Oscuridad y toga
Columnas jueves 19 de junio de 2025 - 01:00
La función judicial, más que la legislativa o la administrativa, se presta para su dramatización. Claro que hay algo de epopéyico en la promulgación de un Código, y de hecho los primeros cuerpos normativos en la historia de la codificación, se publicaron con la pretensión de ser totales y perfectos. Huelga decir que eso es imposible, pero eso nunca ha impedido los delirios narcisistas de ningún legislador. Por otro lado, son los jefes de estado, en forma de reyes, dictadores, presidentes o primeros ministros, los que han llenado, por regla general, la imaginación de poetas, dramaturgos y novelistas. Tal vez porque en su ascenso y caída se observa la fugacidad de los triunfos humanos y el arrepentimiento como único legado de una vida suficientemente larga. Quién sabe.
Pero el juez, como arquetipo, también tiene lo suyo. Imagino que tiene que ver con el patente realismo de las controversias judiciales de la vida cotidiana. No todos los casos son Madison contra Marbury, ni Pemexgate. De hecho, la mayor parte de los asuntos que se resuelven en un tribunal, involucran pretensiones urgentes y necesidades inmediatas de personas comunes y corrientes, que no por ello son menos importantes: la custodia de una hija, la pensión alimenticia debida, el fraude que evapora los ahorros de un jubilado, es la adecuada resolución de esos casos lo que construye o erosiona la confianza de la sociedad en el derecho y, por ende, en su creador y distribuidor por excelencia, el Estado.

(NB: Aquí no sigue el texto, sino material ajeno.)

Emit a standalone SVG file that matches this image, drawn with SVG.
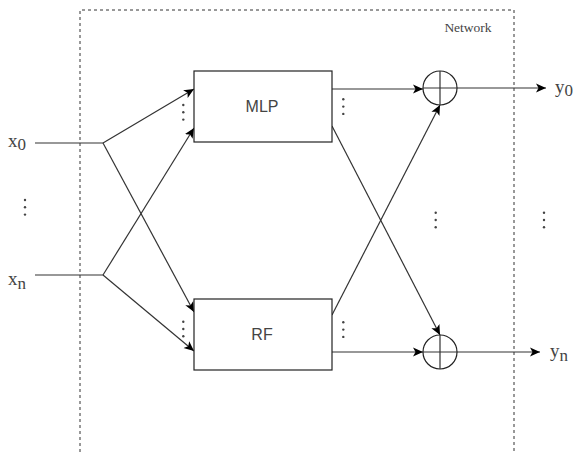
<svg xmlns="http://www.w3.org/2000/svg" width="576" height="452" viewBox="0 0 576 452">
<style>
.ln{stroke:#333;stroke-width:1.2;fill:none}
.box{stroke:#222;stroke-width:1.2;fill:#fff}
.dash{stroke:#333;stroke-width:1;stroke-dasharray:3,3;fill:none}
.lbl{font-family:"Liberation Sans",Arial,sans-serif;font-size:16px;fill:#444;text-anchor:middle}
.ser{font-family:"Liberation Serif","Times New Roman",serif;font-size:19px;fill:#444}
.sm{font-family:"Liberation Serif","Times New Roman",serif;font-size:13.5px;fill:#444}
.dot{fill:#444}
</style>
<defs>
<marker id="ah" viewBox="0 0 10 10" refX="10" refY="5" markerWidth="10" markerHeight="10" markerUnits="userSpaceOnUse" orient="auto">
<path d="M0,0.5 L10,5 L0,9.5 L2.5,5 Z" fill="#000"/>
</marker>
<g id="vd"><circle cx="0" cy="0" r="1.2"/><circle cx="0" cy="7.3" r="1.2"/><circle cx="0" cy="14.6" r="1.2"/></g>
</defs>
<g id="network">
<path class="dash" d="M80,452 V10 H514 V452"/>
<text class="sm" x="468" y="31.5" text-anchor="middle">Network</text>
</g>
<g id="connectors">
<path class="ln" d="M35,143 H103"/>
<path class="ln" d="M35,275 H103"/>
<path class="ln" d="M103,143 L194,89" marker-end="url(#ah)"/>
<path class="ln" d="M103,143 L194,312" marker-end="url(#ah)"/>
<path class="ln" d="M103,275 L194,128" marker-end="url(#ah)"/>
<path class="ln" d="M103,275 L194,351" marker-end="url(#ah)"/>
<path class="ln" d="M332,89 H423" marker-end="url(#ah)"/>
<path class="ln" d="M332,126 L440,335" marker-end="url(#ah)"/>
<path class="ln" d="M332,315 L440,105" marker-end="url(#ah)"/>
<path class="ln" d="M332,352 H423" marker-end="url(#ah)"/>
<path class="ln" d="M457,88 H546" marker-end="url(#ah)"/>
<path class="ln" d="M457,352 H540" marker-end="url(#ah)"/>
</g>
<g id="mlp">
<rect class="box" x="194" y="71" width="138" height="71"/>
<text class="lbl" x="262" y="112.3">MLP</text>
</g>
<g id="rf">
<rect class="box" x="194" y="299" width="138" height="71"/>
<text class="lbl" x="262" y="340">RF</text>
</g>
<g id="sum0">
<circle class="box" cx="440" cy="88" r="17"/>
<path class="ln" d="M423,88 H457 M440,71 V105"/>
</g>
<g id="sumn">
<circle class="box" cx="440" cy="352" r="17"/>
<path class="ln" d="M423,352 H457 M440,335 V369"/>
</g>
<g id="x0"><text class="ser" x="8" y="146.7">x<tspan font-size="17" dy="3.3">0</tspan></text></g>
<g id="xn"><text class="ser" x="8" y="285">x<tspan font-size="17" dy="4">n</tspan></text></g>
<g id="y0"><text class="ser" x="555" y="93">y<tspan font-size="17" dy="3">0</tspan></text></g>
<g id="yn"><text class="ser" x="550" y="357">y<tspan font-size="17" dy="4">n</tspan></text></g>
<g id="dots" class="dot">
<use href="#vd" x="25" y="200"/>
<use href="#vd" x="183.3" y="105"/>
<use href="#vd" x="343.3" y="99.3"/>
<use href="#vd" x="183.3" y="321.7"/>
<use href="#vd" x="343.3" y="322.3"/>
<use href="#vd" x="435.7" y="212.7"/>
<use href="#vd" x="544" y="212.7"/>
</g>
</svg>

Un solo juez familiar de la CDMX, en promedio, resuelve más de 1600 asuntos al año, así que ustedes dirán.
Además, a diferencia de muchos de los preceptos legales generales, perdidos en laberintos que ni los abogados conocen, una sentencia tiene impacto inmediato e indiscutible en personas específicas, y cuando el caso llega a la sentencia definitiva, generalmente es porque las dos partes se toman muy en serio las consecuencias del fallo. Todas estas características deberían conllevar a que el lenguaje jurídico en general, y el judicial en particular, fuera cada vez más comprensible para los legos, que son los destinatarios que deben cumplir las leyes y los justiciables que acuden a los tribunales. Pero sucede lo contrario. No solo son los abogados los únicos que pueden llevar un asunto, sino también los únicos que pueden descifrar una sentencia, sacando de entre toda la abigarrada pomposidad la conducta que se espera que cumpla con los puntos resolutivos.
Paradójicamente, esta distancia entre el lenguaje judicial y la vida cotidiana de los ciudadanos no solo perpetúa la idea de que la justicia es un terreno exclusivo para iniciados, sino que también alimenta la desconfianza y el desencanto social hacia el sistema. El ciudadano común, enfrentado a documentos plagados de tecnicismos y frases enrevesadas, se siente ajeno a un proceso que, en teoría, debería estar a su servicio. Así, el juez, lejos de ser el mediador accesible y comprensible que la sociedad requiere, se convierte en una figura distante, casi mitológica, cuya palabra es ley pero cuyo mensaje es indescifrable. Tal vez sea hora de repensar no solo cómo se imparte justicia, sino cómo se comunica, para que el derecho vuelva a ser, en el mejor sentido, un asunto de todos y no solo de unos cuantos. Porque la justicia, al final, solo puede ser legítima si es entendida y apropiada por quienes la necesitan.
A ver si entre todo el desmán que ya se hizo para derrocar a la vieja casta judicial, para sustituirla por perfiles tremendamente asimétricos y con una lógica que probará su éxito o fracaso en la calidad de las sentencias, algo se hace para transparentar el funcionamiento del derecho y sus instituciones, además de quitarse o ponerse las togas. Importa bastante más.